Esiste infatti in Italia un’oasi felice per i movimenti ambientalisti ed è rappresentata dalla provincia di Bolzano, dove alle ultime provinciali di ottobre i Verdi – Grüne – Verc – Sel si sono affermati come terzo partito, raggiungendo un significativo 8,7%, dato addirittura superiore a quello dei cugini tedeschi, scesi per la prima volta sotto il 10% alle elezioni federali di ottobre. Un dato, quello altoatesino, non nuovo ma che potrebbe anche non sorprendere, visto che proprio di quelle parti era Alexander Langer, uno dei fondatori del movimento ambientalista italiano ed europeo. Ma oltre al dato culturale, c’è un elemento politico ed è rappresentato, come spiega l’onorevole Florian Kronbichler, parlamentare ecologista eletto con SEL alle ultime politiche, dalla scelta di non seguire i Verdi italiani nella scellerata alleanza con Ingroia ma di allearsi sul territorio proprio con il partito di Vendola. A conti fatti la mossa sembra essere stata efficace. Sopratutto se si pensa che nel vicino Trentino, dove i Verdi di Boato, che alle politiche hanno invece seguito la strategia di Bonelli di confluire in Rivoluzione Civile, alle provinciali si sono fermati all‘1,9%. Ma c’è di più: uno dei motivi che spiegano il successo dei Verdi altoatesini, sempre secondo Kronbichler, è l’essere rimasti immuni, come partito, dalle vicissitudini personali dei suoi leader, fenomeno che invece ha influito enormemente sul destino dei Verdi italiani. Rispetto all’assemblea di sabato e domenica, infine, Kronbichler è piuttosto netto “Crediamo poco nel congresso, è una minestra riscaldata. Sono i vecchi che si vogliono reinventare nuovi, noi non ci saremo”.

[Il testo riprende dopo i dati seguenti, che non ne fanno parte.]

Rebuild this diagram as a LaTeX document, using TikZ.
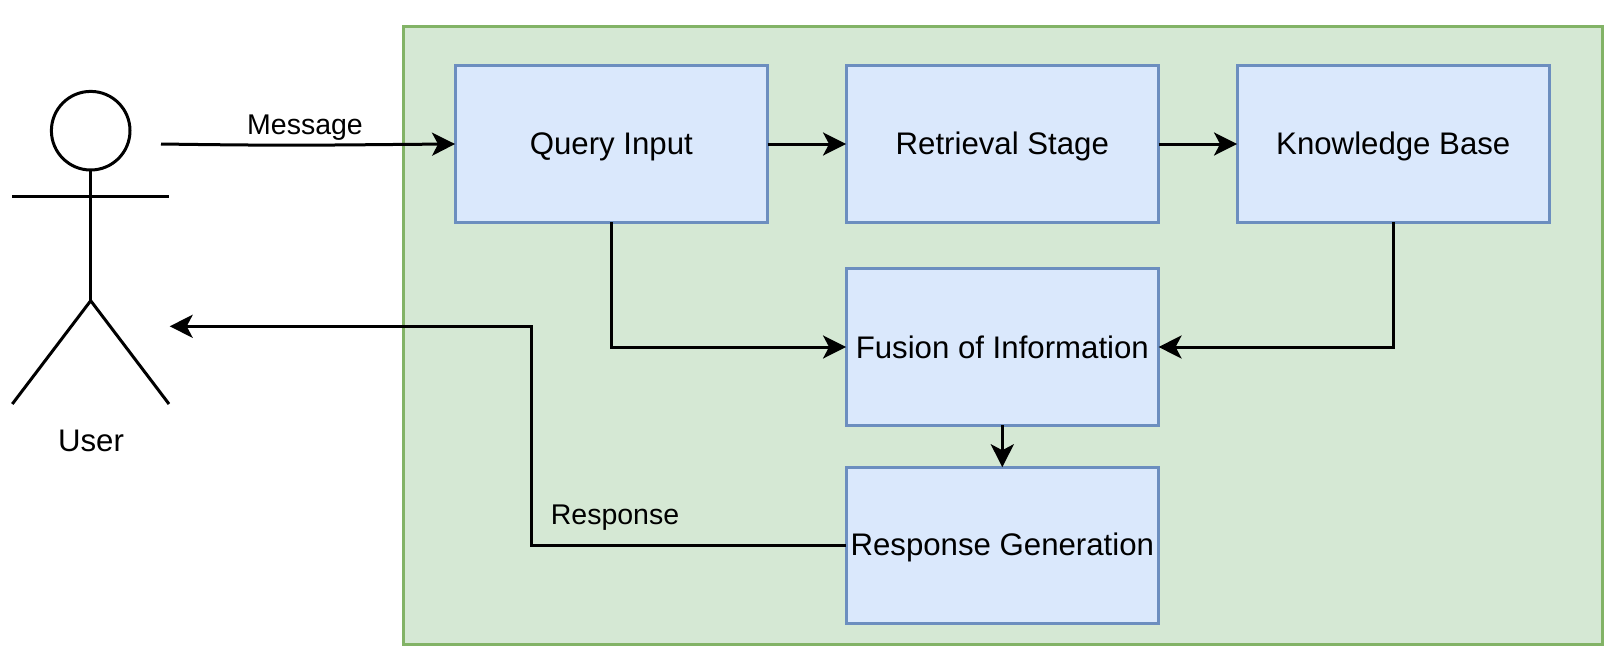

In definitiva, l’unica speranza per avere un movimento ecologista degno di questo nome è farci invadere dalla Germania?
Forse no, soprattutto se si guarda ai territori, dove l’impegno di molti militanti, nonostante il tracollo nazionale, ha portato ad affermazioni significative, con eletti del Sole che ride in consigli comunali e provinciali, come nel napoletano o nelle Marche.
Chissà se dopo l’Assemblea di questo week end cambierà qualcosa.
Dopotutto il verde rimane il colore della speranza.